さらに、団塊世代の子供たち「団塊ジュニア」は就職氷河期であったために、安定した職に就くことが難しく、不安定就労の割合が高くなっています。
そのため、自立して一人暮らしなどをする余裕はなく、親と同居している未婚者の数も多くなっているのが現実です。
すると、団塊世代は親の介護と子の支援の負担を追うことになり、収入だけではままならず、貯金を切り崩して生活する状態になっていきます。
しかも、年金だけで暮らす団塊世代の貯金額は年々減り続けており、団塊世代の人たちは生活のために働き続ける人の割合が大きくなるのです。
「老人漂流社会」にみる老後破壊問題
行き場を求めて転々とする高齢者が多くなっていることや、年金額の減少により生活保護を受けなくては暮らせない高齢者がいること。
そして、子供の失職から次第に親子共倒れの危機が忍び寄るような状況がある現在の日本ですが、これは一時だけでのものではなく、今後も引き続き考えていかなくてはならない問題でしょう。
今は現役世代として働き、収入を得ている人たちであっても、自分たちの老後に降りかかってくる可能性がこのままではとても高くなっているからです。
収入自体が減少しているため、将来受給できるはずの年金受給額がさらに下がることが考えられます。
受給額が減ったとしても保険料や税金は徴収されるため、より手にする年金が下がることから、下流老人の割合は増えていくことが予想されるのです。
視聴者の声
NHKスペシャル「老人漂流社会」を見た人の多くが、年代を問わず、やるせない気持ちを抱いていました。
今は働いて収入があるけれど、いずれ自分も歳をとり高齢者になった時このような状況に陥る可能性があるという不安感を抱いたようです。
核家族が当たり前となり、高齢者が最期をみとられることなく亡くなるケースも珍しくなくなってしまったこと、経済は豊かになったけれど本当に幸せかという疑問などを持ったという意見もありました。
結果的にお金がなければ安心して死ぬこともできないという状況から、今後は子供よりもまずお金、という冷たい社会になっていくことを心配する意見も。
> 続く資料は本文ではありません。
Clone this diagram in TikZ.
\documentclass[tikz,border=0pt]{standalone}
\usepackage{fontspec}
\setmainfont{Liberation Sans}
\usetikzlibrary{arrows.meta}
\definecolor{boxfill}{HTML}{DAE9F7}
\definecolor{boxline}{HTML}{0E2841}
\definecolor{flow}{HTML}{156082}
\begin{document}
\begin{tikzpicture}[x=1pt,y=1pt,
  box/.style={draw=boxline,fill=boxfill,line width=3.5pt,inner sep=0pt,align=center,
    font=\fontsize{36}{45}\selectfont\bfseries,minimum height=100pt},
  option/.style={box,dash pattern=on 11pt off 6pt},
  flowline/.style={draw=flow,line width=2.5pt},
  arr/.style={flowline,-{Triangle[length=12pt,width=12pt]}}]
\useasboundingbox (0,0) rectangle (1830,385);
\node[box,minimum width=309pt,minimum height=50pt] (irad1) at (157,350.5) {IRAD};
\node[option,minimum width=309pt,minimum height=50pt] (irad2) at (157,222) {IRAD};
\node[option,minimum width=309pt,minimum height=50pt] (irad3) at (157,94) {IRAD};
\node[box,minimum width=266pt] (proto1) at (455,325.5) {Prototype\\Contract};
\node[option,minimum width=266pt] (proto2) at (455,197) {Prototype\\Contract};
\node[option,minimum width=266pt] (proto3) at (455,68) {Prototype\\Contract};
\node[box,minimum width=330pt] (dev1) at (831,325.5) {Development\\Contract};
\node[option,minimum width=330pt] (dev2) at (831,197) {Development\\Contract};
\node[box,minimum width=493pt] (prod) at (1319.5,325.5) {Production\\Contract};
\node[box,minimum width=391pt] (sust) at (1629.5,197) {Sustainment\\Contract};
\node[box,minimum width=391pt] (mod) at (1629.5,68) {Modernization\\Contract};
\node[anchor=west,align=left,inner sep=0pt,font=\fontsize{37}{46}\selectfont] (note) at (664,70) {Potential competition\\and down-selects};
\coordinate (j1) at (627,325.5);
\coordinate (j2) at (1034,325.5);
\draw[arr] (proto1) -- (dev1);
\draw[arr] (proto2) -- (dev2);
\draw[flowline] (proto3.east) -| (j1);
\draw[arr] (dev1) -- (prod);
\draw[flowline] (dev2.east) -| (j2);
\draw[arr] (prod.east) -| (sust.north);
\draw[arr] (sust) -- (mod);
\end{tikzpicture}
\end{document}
番組内では国の施策の必要性を少し語っていましたが、年金制度などの充実を求める声も多数寄せられています。
老後破産対策のためには社会の施策が求められる
年収400万円あったとしても、老後は生活保護を受けざるを得なくなる人が少なくないといわれています。
すると、高齢者の多くが生活保護受給者となり、ますます国の財政に大きな負担をかけることになるでしょう。
それでは年金受給額をアップさせればよいか、と言えばそれだけでは解決はしないはずです。
年金を納める世代の収入が上がらなければ、納められずに将来年金を受け取ることのできない人が増えてしまい、将来の生活保護受給者が増えていくでしょう。
そのため、漂流老人の数を減らしていくためには、社会全体のあらゆる施策が必要と言えます。
- NHKスペシャル老人漂流社会とは2013年より放送されている「行き場を失い、終の住処で安心して全うすることが難しい高齢者」をテーマにした番組である。
- 老後破壊問題は今後も引き続き考えていかなくてはならない問題である。
- 視聴者からは、やるせない気持ちや不安の声、年金制度などの充実を求める声も寄せられている。